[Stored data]
- - -

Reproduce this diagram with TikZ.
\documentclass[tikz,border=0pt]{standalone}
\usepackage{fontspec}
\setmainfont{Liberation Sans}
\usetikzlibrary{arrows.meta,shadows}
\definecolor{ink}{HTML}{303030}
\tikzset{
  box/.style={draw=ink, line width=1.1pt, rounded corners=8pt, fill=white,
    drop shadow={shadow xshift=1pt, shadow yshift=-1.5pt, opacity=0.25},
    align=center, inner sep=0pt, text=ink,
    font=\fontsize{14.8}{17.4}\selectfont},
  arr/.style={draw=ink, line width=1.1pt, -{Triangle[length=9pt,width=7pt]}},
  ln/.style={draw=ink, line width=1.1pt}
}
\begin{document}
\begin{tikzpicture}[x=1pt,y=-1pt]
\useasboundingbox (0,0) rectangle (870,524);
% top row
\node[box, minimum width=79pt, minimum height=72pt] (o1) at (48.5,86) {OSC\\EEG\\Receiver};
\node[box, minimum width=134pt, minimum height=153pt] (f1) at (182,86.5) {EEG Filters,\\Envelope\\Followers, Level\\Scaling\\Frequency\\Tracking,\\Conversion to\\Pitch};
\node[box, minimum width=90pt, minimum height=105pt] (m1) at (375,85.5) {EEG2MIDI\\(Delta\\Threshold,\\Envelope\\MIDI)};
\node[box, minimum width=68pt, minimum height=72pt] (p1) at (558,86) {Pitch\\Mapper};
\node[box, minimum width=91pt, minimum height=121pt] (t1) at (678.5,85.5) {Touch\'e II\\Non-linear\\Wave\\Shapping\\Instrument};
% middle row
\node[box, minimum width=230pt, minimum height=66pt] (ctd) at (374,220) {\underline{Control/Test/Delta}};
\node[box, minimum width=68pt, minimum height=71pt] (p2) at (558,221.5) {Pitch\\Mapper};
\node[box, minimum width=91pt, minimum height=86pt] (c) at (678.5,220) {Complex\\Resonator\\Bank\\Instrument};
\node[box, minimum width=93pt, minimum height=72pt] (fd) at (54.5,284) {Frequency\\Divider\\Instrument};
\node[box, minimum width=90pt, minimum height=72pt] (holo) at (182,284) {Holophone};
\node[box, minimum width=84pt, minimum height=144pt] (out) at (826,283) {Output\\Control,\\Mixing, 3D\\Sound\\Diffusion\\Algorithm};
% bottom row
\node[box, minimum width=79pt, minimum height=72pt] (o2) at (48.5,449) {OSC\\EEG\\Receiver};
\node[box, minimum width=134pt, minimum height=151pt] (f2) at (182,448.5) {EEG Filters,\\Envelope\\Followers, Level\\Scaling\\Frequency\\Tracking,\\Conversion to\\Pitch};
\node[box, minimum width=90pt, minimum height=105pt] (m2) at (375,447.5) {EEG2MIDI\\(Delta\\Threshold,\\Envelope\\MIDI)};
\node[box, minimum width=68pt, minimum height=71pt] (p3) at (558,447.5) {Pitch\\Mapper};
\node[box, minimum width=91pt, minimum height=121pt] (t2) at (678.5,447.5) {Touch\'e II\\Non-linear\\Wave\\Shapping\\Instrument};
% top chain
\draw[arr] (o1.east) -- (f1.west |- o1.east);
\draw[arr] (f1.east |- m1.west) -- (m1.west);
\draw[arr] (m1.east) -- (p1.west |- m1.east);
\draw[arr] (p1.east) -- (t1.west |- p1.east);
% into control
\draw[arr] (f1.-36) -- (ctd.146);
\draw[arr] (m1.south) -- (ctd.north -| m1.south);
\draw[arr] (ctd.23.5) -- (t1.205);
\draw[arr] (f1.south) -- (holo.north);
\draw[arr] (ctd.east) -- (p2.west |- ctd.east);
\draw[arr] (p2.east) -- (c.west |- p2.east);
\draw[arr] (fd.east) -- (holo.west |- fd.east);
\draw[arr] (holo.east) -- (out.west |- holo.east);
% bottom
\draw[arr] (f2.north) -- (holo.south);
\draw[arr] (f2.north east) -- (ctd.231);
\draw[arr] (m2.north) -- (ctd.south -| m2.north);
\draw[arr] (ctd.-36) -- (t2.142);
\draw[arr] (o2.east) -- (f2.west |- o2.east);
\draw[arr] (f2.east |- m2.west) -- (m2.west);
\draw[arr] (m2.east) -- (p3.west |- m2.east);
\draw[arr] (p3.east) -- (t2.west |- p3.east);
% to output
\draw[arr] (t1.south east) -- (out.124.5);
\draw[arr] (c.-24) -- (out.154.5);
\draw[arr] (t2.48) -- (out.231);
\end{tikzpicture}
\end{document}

- - -

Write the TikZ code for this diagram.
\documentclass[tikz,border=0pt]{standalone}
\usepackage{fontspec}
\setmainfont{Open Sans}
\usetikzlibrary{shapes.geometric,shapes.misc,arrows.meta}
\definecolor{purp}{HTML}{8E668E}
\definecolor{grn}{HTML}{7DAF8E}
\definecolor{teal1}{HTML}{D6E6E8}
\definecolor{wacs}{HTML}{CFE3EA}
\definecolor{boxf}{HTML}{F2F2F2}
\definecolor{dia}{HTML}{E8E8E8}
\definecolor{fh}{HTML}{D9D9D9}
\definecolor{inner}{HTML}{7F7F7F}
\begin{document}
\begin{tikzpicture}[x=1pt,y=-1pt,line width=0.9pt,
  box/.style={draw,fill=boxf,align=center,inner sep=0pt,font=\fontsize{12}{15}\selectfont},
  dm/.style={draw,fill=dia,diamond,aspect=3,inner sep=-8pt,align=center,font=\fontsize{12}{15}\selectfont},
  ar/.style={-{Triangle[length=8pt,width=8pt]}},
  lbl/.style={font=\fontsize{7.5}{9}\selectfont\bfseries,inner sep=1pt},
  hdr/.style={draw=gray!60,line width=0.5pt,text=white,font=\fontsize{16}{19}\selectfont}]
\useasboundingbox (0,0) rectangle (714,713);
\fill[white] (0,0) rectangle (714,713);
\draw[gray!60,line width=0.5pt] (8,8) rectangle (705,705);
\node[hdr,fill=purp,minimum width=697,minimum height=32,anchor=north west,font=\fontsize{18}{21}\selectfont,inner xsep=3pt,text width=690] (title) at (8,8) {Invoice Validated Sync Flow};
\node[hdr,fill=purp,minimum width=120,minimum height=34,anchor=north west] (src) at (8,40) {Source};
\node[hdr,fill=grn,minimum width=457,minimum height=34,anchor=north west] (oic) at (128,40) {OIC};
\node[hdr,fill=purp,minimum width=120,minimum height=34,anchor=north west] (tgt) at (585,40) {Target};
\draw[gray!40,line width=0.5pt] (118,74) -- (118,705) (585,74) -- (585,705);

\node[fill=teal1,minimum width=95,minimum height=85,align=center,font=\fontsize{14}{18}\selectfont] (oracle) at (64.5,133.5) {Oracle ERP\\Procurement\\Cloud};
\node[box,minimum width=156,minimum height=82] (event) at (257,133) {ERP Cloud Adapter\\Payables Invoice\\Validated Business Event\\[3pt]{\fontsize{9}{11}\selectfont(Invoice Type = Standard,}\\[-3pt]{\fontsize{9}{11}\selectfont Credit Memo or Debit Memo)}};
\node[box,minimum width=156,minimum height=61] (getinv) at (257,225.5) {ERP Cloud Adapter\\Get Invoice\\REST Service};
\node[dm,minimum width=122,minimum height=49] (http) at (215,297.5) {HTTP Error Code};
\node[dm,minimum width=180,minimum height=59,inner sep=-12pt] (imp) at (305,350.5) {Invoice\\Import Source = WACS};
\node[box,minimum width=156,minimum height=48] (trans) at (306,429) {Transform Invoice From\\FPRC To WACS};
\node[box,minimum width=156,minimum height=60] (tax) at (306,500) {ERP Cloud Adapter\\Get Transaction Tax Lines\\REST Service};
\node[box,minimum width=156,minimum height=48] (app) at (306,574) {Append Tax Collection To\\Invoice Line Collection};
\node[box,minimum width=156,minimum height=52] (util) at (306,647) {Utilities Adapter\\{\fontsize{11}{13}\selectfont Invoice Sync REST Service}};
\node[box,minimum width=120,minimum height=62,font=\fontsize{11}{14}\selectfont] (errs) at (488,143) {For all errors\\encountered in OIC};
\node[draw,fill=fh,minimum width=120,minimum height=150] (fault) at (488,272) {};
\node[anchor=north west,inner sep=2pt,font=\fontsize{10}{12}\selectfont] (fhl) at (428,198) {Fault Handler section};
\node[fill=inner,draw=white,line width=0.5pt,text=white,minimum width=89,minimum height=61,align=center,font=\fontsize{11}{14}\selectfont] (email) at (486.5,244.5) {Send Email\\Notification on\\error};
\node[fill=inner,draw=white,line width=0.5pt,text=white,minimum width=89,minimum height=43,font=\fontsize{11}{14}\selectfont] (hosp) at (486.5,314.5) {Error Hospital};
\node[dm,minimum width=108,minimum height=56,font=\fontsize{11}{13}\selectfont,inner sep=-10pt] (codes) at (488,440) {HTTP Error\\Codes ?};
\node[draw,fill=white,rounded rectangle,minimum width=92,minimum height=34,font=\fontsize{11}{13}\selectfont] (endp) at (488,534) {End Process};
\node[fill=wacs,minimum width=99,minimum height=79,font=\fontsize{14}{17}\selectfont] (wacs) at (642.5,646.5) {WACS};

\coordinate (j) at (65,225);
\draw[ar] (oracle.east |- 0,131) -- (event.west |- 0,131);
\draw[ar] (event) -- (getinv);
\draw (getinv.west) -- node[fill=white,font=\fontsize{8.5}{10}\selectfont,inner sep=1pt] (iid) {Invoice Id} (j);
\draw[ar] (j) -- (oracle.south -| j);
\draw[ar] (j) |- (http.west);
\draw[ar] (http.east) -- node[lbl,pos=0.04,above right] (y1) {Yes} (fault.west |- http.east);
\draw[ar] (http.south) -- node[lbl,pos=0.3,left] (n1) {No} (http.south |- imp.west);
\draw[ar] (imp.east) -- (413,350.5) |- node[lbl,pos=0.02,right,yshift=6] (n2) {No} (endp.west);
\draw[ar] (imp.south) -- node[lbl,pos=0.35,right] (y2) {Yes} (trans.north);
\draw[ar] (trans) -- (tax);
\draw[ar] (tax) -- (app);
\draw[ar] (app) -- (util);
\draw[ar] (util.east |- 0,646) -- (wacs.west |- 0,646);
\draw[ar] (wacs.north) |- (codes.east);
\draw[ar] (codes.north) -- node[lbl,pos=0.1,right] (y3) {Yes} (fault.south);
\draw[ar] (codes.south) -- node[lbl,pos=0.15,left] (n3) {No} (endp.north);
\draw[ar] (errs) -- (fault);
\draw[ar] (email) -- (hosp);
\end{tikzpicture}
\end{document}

- - -

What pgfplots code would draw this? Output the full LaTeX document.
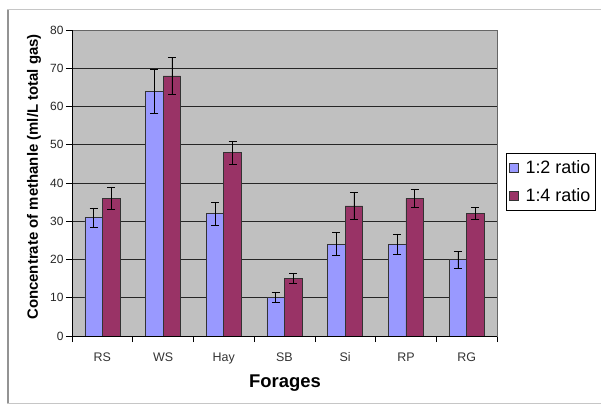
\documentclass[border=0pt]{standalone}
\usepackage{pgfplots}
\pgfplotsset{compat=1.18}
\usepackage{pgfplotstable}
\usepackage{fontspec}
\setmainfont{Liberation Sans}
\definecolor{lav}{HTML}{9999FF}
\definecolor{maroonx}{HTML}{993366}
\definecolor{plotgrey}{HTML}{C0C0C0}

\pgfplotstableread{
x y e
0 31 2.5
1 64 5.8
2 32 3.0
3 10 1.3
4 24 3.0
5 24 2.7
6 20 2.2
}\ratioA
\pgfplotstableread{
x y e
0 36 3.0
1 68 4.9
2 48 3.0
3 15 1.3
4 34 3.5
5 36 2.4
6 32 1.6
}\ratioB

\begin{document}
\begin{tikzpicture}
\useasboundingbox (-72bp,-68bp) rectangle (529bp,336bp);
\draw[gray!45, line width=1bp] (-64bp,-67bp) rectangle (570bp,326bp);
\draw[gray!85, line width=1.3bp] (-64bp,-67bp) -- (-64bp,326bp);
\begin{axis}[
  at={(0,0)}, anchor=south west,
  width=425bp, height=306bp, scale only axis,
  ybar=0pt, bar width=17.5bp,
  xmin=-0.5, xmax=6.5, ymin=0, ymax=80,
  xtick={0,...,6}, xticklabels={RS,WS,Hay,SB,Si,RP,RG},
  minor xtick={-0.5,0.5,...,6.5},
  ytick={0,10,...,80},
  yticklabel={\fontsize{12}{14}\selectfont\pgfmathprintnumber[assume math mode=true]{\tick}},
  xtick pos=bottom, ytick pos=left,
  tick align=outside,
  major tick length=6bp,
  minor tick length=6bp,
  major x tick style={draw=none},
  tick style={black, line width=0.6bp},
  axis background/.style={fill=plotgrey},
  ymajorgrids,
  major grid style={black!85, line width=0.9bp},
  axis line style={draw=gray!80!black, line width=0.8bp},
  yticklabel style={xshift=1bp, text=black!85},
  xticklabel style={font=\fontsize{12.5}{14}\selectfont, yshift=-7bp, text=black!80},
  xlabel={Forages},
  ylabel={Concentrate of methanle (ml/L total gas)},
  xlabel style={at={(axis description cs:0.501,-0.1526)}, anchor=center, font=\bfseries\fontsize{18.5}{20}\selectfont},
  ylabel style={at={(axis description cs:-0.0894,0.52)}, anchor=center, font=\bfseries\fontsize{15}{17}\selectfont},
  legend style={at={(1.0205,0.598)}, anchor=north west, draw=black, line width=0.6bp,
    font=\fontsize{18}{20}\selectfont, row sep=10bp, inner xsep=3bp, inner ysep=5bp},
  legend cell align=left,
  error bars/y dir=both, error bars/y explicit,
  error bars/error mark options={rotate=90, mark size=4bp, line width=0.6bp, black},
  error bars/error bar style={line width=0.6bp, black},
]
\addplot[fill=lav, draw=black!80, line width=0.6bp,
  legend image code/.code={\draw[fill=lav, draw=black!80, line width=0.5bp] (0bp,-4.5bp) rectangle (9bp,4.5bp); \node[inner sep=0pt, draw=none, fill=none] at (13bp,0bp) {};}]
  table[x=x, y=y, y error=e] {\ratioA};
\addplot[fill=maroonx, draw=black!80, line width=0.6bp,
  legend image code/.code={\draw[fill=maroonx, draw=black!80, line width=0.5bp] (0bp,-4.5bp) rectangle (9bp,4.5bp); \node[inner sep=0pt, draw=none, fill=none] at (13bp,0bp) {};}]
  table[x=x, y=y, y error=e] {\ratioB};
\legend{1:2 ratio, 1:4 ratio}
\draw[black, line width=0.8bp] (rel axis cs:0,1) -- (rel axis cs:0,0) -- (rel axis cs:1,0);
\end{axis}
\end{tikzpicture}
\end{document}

- - -

### WHAT IS EXPECTED
What is the number of lines in the data above that include the word "this"? Answer with that number only.

### ANSWER IN FULL
3